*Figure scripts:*
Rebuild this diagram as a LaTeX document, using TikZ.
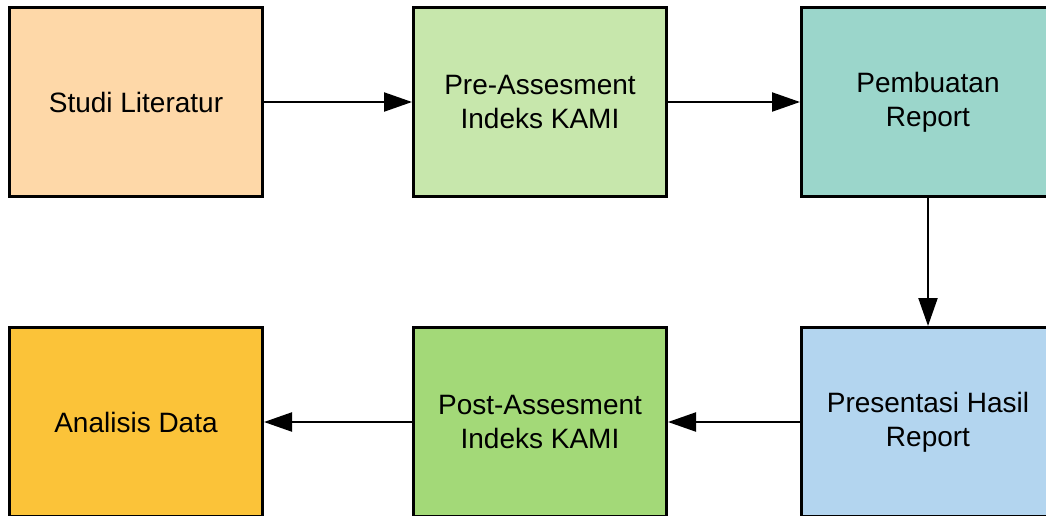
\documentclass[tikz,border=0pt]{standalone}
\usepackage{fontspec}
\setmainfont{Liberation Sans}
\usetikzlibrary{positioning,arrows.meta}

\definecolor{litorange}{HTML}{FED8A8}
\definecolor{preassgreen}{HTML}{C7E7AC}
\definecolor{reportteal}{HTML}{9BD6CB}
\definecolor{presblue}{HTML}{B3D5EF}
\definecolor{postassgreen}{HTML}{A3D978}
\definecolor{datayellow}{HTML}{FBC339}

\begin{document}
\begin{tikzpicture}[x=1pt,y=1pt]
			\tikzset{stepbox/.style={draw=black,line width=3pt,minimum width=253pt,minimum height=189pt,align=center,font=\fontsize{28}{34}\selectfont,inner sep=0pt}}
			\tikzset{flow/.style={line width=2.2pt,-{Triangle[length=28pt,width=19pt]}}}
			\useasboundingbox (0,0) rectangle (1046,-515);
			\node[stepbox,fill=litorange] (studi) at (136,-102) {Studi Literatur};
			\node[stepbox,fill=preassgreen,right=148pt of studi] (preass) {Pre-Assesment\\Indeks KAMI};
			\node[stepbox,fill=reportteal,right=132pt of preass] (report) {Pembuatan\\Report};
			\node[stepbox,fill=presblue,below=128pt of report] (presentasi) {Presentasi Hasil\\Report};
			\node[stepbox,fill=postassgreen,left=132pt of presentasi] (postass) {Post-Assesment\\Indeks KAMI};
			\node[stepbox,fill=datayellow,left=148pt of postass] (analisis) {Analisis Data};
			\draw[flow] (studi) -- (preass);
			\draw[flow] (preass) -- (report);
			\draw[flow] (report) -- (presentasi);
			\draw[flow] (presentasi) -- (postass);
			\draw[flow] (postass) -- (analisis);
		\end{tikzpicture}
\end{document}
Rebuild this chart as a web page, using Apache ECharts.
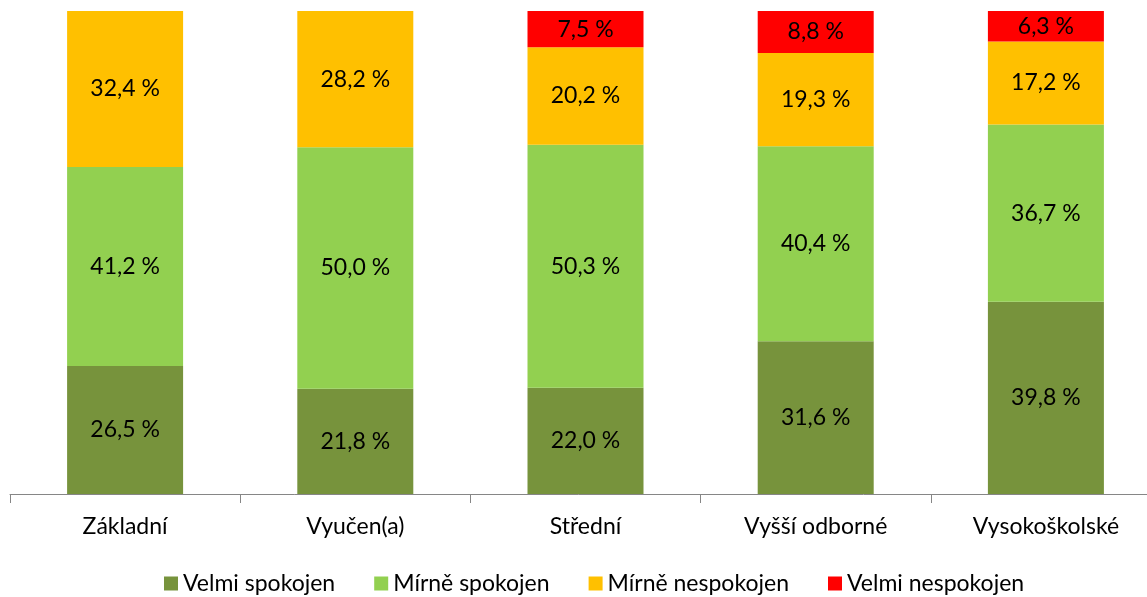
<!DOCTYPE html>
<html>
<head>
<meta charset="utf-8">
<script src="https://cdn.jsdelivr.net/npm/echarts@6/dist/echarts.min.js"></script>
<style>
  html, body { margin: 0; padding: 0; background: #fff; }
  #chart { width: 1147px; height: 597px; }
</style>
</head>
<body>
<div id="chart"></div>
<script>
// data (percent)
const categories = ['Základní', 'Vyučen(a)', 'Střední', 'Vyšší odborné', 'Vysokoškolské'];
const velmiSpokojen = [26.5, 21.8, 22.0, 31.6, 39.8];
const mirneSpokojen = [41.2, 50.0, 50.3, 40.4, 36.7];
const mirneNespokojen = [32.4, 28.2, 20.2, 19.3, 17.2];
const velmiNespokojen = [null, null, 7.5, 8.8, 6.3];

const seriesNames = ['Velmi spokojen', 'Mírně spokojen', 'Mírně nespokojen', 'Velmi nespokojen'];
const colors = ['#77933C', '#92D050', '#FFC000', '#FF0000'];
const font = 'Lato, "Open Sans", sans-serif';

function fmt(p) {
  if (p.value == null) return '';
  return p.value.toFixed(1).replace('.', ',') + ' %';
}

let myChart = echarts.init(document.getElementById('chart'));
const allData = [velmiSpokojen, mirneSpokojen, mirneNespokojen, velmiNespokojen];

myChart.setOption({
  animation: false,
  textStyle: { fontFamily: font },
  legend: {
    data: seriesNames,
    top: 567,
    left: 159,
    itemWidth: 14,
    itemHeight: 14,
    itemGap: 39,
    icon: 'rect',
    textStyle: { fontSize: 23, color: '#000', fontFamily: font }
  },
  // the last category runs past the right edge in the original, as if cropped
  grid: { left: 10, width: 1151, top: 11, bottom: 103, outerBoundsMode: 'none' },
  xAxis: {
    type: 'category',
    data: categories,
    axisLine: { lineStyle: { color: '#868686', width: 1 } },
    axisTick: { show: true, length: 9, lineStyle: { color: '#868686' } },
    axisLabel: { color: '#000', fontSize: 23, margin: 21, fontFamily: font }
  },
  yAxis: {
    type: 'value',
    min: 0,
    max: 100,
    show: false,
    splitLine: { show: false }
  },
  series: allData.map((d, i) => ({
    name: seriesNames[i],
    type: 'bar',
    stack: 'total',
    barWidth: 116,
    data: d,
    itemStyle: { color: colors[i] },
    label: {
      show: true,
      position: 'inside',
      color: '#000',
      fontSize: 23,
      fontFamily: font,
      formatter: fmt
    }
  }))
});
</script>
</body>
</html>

*TASK BRIEF:* Go through the material and select each line with the string "Rebuild" in it.

*RESULT:*
Rebuild this diagram as a LaTeX document, using TikZ.
Rebuild this chart as a web page, using Apache ECharts.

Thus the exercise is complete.